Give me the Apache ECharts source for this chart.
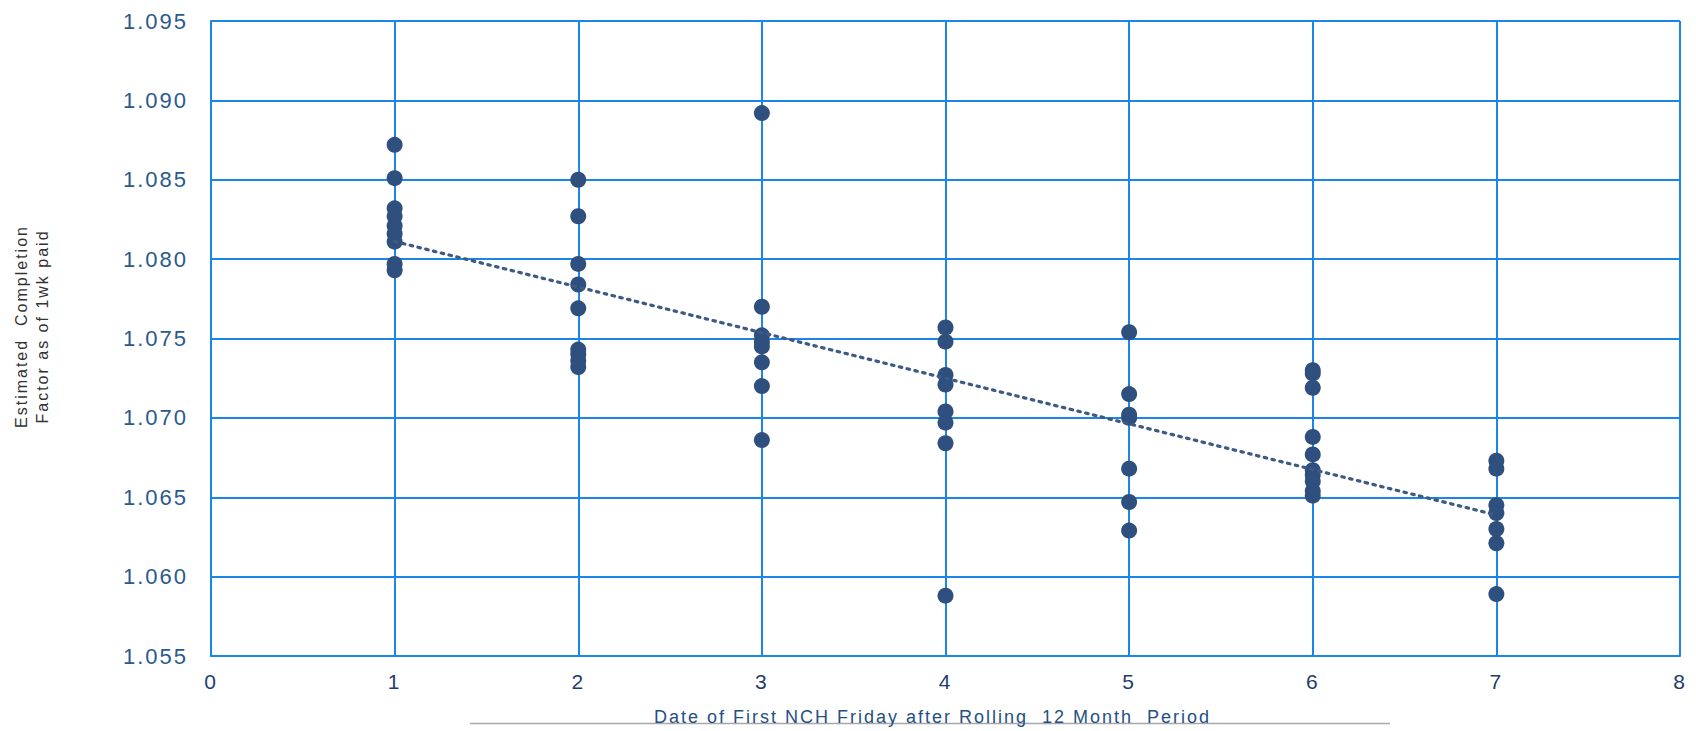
<!DOCTYPE html>
<html>
<head>
<meta charset="utf-8">
<script src="https://cdn.jsdelivr.net/npm/echarts@6/dist/echarts.min.js"></script>
<style>
  html, body { margin: 0; padding: 0; background: #ffffff; }
  #chart { width: 1696px; height: 731px; }
  /* slightly tracked-out lettering for all chart text */
  #chart svg text { letter-spacing: 2px; }
</style>
</head>
<body>
<div id="chart"></div>
<script>
// Estimated completion factor (as of 1 week paid), by period index
const periods = [1, 2, 3, 4, 5, 6, 7];
const period1 = [1.0872, 1.0851, 1.0832, 1.0827, 1.0821, 1.0816, 1.0811, 1.0797, 1.0793];
const period2 = [1.0850, 1.0827, 1.0797, 1.0784, 1.0769, 1.0743, 1.0740, 1.0736, 1.0732];
const period3 = [1.0892, 1.0770, 1.0752, 1.0748, 1.0745, 1.0735, 1.0720, 1.0686];
const period4 = [1.0757, 1.0748, 1.0727, 1.0721, 1.0704, 1.0697, 1.0684, 1.0588];
const period5 = [1.0754, 1.0715, 1.0702, 1.0700, 1.0668, 1.0647, 1.0629];
const period6 = [1.0730, 1.0728, 1.0719, 1.0688, 1.0677, 1.0667, 1.0664, 1.0660, 1.0654, 1.0651];
const period7 = [1.0673, 1.0668, 1.0645, 1.0640, 1.0630, 1.0621, 1.0589];

const yTicks = ['1.055', '1.060', '1.065', '1.070', '1.075', '1.080', '1.085', '1.090', '1.095'];
const xTitle = 'Date of First NCH Friday after Rolling  12 Month  Period';
const yTitle = 'Estimated  Completion\nFactor as of 1wk paid';

const groups = [period1, period2, period3, period4, period5, period6, period7];
const points = [];
groups.forEach((vals, i) => vals.forEach(v => points.push([periods[i], v])));

// Least-squares linear trend across all points
const n = points.length;
const mx = points.reduce((s, p) => s + p[0], 0) / n;
const my = points.reduce((s, p) => s + p[1], 0) / n;
let sxy = 0, sxx = 0;
points.forEach(p => { sxy += (p[0] - mx) * (p[1] - my); sxx += (p[0] - mx) * (p[0] - mx); });
const slope = sxy / sxx;
const icpt = my - slope * mx;
const xFirst = periods[0], xLast = periods[periods.length - 1];
const trend = [[xFirst, icpt + slope * xFirst], [xLast, icpt + slope * xLast]];

const gridBlue = '#1a86ea';
const chart = echarts.init(document.getElementById('chart'), null, { renderer: 'svg' });
chart.setOption({
  backgroundColor: '#ffffff',
  animation: false,
  grid: { left: 211, right: 16, top: 21, bottom: 71, containLabel: false },
  xAxis: {
    type: 'value', min: 0, max: 8, interval: 1,
    axisLine: { show: true, lineStyle: { color: gridBlue, width: 2 } },
    axisTick: { show: false },
    splitLine: { show: true, lineStyle: { color: gridBlue, width: 2 } },
    axisLabel: { color: '#1f3d6b', fontSize: 21, fontFamily: 'Liberation Sans', margin: 15 },
    name: xTitle,
    nameLocation: 'middle',
    nameGap: 52,
    nameTextStyle: { color: '#245086', fontSize: 18, fontFamily: 'Liberation Sans', padding: [0, 26, 0, 0] }
  },
  yAxis: {
    type: 'value', min: 1.055, max: 1.095, interval: 0.005,
    axisLine: { show: true, lineStyle: { color: gridBlue, width: 2 } },
    axisTick: { show: false },
    splitLine: { show: true, lineStyle: { color: gridBlue, width: 2 } },
    axisLabel: {
      color: '#2a5a8c', fontSize: 22, fontFamily: 'Liberation Sans', margin: 23,
      formatter: (v) => yTicks[Math.round((v - 1.055) / 0.005)]
    },
    name: yTitle,
    nameLocation: 'middle',
    nameRotate: 90,
    nameGap: 158,
    nameTextStyle: {
      color: '#333333', fontSize: 16, lineHeight: 21, fontFamily: 'Liberation Sans',
      align: 'center', padding: [0, 0, 0, 24]
    }
  },
  graphic: [{
    type: 'line', z: -1,
    shape: { x1: 470, y1: 723.5, x2: 1390, y2: 723.5 },
    style: { stroke: '#a8a8a8', lineWidth: 1.5 }
  }],
  series: [
    {
      type: 'scatter',
      data: points,
      symbol: 'circle',
      symbolSize: 16,
      itemStyle: { color: '#2f4f7e', opacity: 1 },
      z: 3
    },
    {
      type: 'line',
      data: trend,
      symbol: 'none',
      lineStyle: { color: '#3d5a85', width: 3.2, type: [2.5, 5.5], cap: 'round' },
      z: 4
    }
  ]
});
</script>
</body>
</html>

+---+

Task objective :: Copy out the data above exactly, except the pictures.

The solution ::
Give me the Apache ECharts source for this chart.
<!DOCTYPE html>
<html>
<head>
<meta charset="utf-8">
<script src="https://cdn.jsdelivr.net/npm/echarts@6/dist/echarts.min.js"></script>
<style>
  html, body { margin: 0; padding: 0; background: #ffffff; }
  #chart { width: 1696px; height: 731px; }
  /* slightly tracked-out lettering for all chart text */
  #chart svg text { letter-spacing: 2px; }
</style>
</head>
<body>
<div id="chart"></div>
<script>
// Estimated completion factor (as of 1 week paid), by period index
const periods = [1, 2, 3, 4, 5, 6, 7];
const period1 = [1.0872, 1.0851, 1.0832, 1.0827, 1.0821, 1.0816, 1.0811, 1.0797, 1.0793];
const period2 = [1.0850, 1.0827, 1.0797, 1.0784, 1.0769, 1.0743, 1.0740, 1.0736, 1.0732];
const period3 = [1.0892, 1.0770, 1.0752, 1.0748, 1.0745, 1.0735, 1.0720, 1.0686];
const period4 = [1.0757, 1.0748, 1.0727, 1.0721, 1.0704, 1.0697, 1.0684, 1.0588];
const period5 = [1.0754, 1.0715, 1.0702, 1.0700, 1.0668, 1.0647, 1.0629];
const period6 = [1.0730, 1.0728, 1.0719, 1.0688, 1.0677, 1.0667, 1.0664, 1.0660, 1.0654, 1.0651];
const period7 = [1.0673, 1.0668, 1.0645, 1.0640, 1.0630, 1.0621, 1.0589];

const yTicks = ['1.055', '1.060', '1.065', '1.070', '1.075', '1.080', '1.085', '1.090', '1.095'];
const xTitle = 'Date of First NCH Friday after Rolling  12 Month  Period';
const yTitle = 'Estimated  Completion\nFactor as of 1wk paid';

const groups = [period1, period2, period3, period4, period5, period6, period7];
const points = [];
groups.forEach((vals, i) => vals.forEach(v => points.push([periods[i], v])));

// Least-squares linear trend across all points
const n = points.length;
const mx = points.reduce((s, p) => s + p[0], 0) / n;
const my = points.reduce((s, p) => s + p[1], 0) / n;
let sxy = 0, sxx = 0;
points.forEach(p => { sxy += (p[0] - mx) * (p[1] - my); sxx += (p[0] - mx) * (p[0] - mx); });
const slope = sxy / sxx;
const icpt = my - slope * mx;
const xFirst = periods[0], xLast = periods[periods.length - 1];
const trend = [[xFirst, icpt + slope * xFirst], [xLast, icpt + slope * xLast]];

const gridBlue = '#1a86ea';
const chart = echarts.init(document.getElementById('chart'), null, { renderer: 'svg' });
chart.setOption({
  backgroundColor: '#ffffff',
  animation: false,
  grid: { left: 211, right: 16, top: 21, bottom: 71, containLabel: false },
  xAxis: {
    type: 'value', min: 0, max: 8, interval: 1,
    axisLine: { show: true, lineStyle: { color: gridBlue, width: 2 } },
    axisTick: { show: false },
    splitLine: { show: true, lineStyle: { color: gridBlue, width: 2 } },
    axisLabel: { color: '#1f3d6b', fontSize: 21, fontFamily: 'Liberation Sans', margin: 15 },
    name: xTitle,
    nameLocation: 'middle',
    nameGap: 52,
    nameTextStyle: { color: '#245086', fontSize: 18, fontFamily: 'Liberation Sans', padding: [0, 26, 0, 0] }
  },
  yAxis: {
    type: 'value', min: 1.055, max: 1.095, interval: 0.005,
    axisLine: { show: true, lineStyle: { color: gridBlue, width: 2 } },
    axisTick: { show: false },
    splitLine: { show: true, lineStyle: { color: gridBlue, width: 2 } },
    axisLabel: {
      color: '#2a5a8c', fontSize: 22, fontFamily: 'Liberation Sans', margin: 23,
      formatter: (v) => yTicks[Math.round((v - 1.055) / 0.005)]
    },
    name: yTitle,
    nameLocation: 'middle',
    nameRotate: 90,
    nameGap: 158,
    nameTextStyle: {
      color: '#333333', fontSize: 16, lineHeight: 21, fontFamily: 'Liberation Sans',
      align: 'center', padding: [0, 0, 0, 24]
    }
  },
  graphic: [{
    type: 'line', z: -1,
    shape: { x1: 470, y1: 723.5, x2: 1390, y2: 723.5 },
    style: { stroke: '#a8a8a8', lineWidth: 1.5 }
  }],
  series: [
    {
      type: 'scatter',
      data: points,
      symbol: 'circle',
      symbolSize: 16,
      itemStyle: { color: '#2f4f7e', opacity: 1 },
      z: 3
    },
    {
      type: 'line',
      data: trend,
      symbol: 'none',
      lineStyle: { color: '#3d5a85', width: 3.2, type: [2.5, 5.5], cap: 'round' },
      z: 4
    }
  ]
});
</script>
</body>
</html>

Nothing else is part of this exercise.